Same clay, different place

This ride offered an opportunity to take a few out-of-towners out to explore the “good stuff”, found in the hills outside the city.  These are roads I’ve ridden regularly over the past several years.  Secret routes and stretches, whose familiarity are a product of repeat rides, of escaping from the city to get a glimpse of something a little more raw.

My intimacy with these roads has worn itself deep into my experience. Oftentimes, my rides are like hanging out with an old friend: My motivation to spend time in the hills isn’t so much out of the novelty and excitement of what may happen, but more so for cozy familiarity.  I know I’ll achieve a needed sense of “return to nature”.

All the the broken concrete, gravel, and mud are but an inside joke.  Most of my ride companions over the years have learned to read me, and any suggestion of rough roads has taught others to turn heel and ride the other way.  No bueno.  So it’s more often than not, I seek out these stretches in solitude, and don’t often have the opportunity to share the experience.

It’s different when you take someone new to the area.  It’s fresh in a way that I’ve forgotten.  It’s easier to dupe someone into a dirty hike-a-bike.  Most importantly I get a glimpse of what it was like for me to ride it for the first time.  The whole experience is more visceral. I hear this excitement from others.  For instance, hiking the 2 km stretch of dirt soup, a conversation got started about how the mud was just like Oklahoma’s.  Having grown up in OK and played in the rust red dirt, it brings for me a different sense of familiarity: bright green vegetation set against orange-red earth, an unusual juxtaposition of color, the environment caricatured in Christmas tones.  It’s so unique, and not.

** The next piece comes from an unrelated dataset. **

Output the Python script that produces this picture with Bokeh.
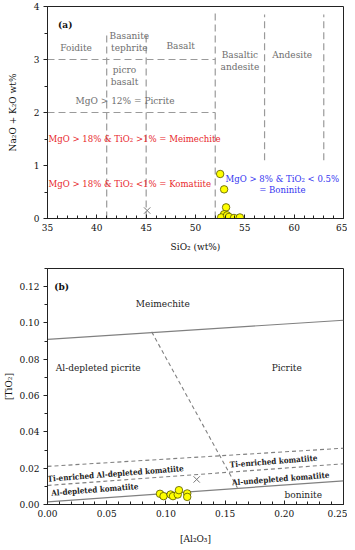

I’ve seen this same red clay earth, the world over.  I saw it in the remote hills of northern Thailand.  I saw it in the frozen flats of Inner Mongolia.  I shaped it into shoddy red pottery in the front yard of my childhood home. The earth’s the same, but the place is not.  For me, this is part of what riding bikes is about.

There’s the famous Mark Twain (in my opinion, overused) quote, which in summary states that riding a bike is the best way to get a feel for the world [because you’re forced to ride up all those god damn hills].  I don’t think he’s wrong.  But he’s a bit shy of hitting the mark.  The increased sense of familiarity you develop, with a place you ride, is accented by your ability to differentiate it from where you’ve ridden.  You see the dirt as a representation of a singular fact: You’re still on Earth.  The vegetation, the terrain, the people, the architecture, the history, the smells, and sounds, and taste of the air, all may feel a little foreign.

This forces you to peek inward and think about what’s not changed. The sensation of riding a bike.  The excitement.  The joy of being able to share the experience with others, who you know will pay it respect and bask in the beauty of the experience. It’s the addictive bit of exploring by bike. For familiarity breeds indifference.  The more you ride a road, the easier it is to overlook the importance of that moment, when you’re spinning along and everything’s just right because you’re on a bike.  You got yourself there and you may not know where you’re going, but that’s not a thing because, in that instance, you only recognize the exhilaration of movement.

This is what I enjoy most about riding bikes with others, old friends and new acquaintances.  No two people are alike, but it’s hard to find someone, who values this sensation, that I find tough to get along with.  Like the red dirt, it’s a distinct commonality, but in this case, between two or more seeming strangers.  We’re all out to ride and get stoked on riding.  In my book, that’s bound to make for fast friends.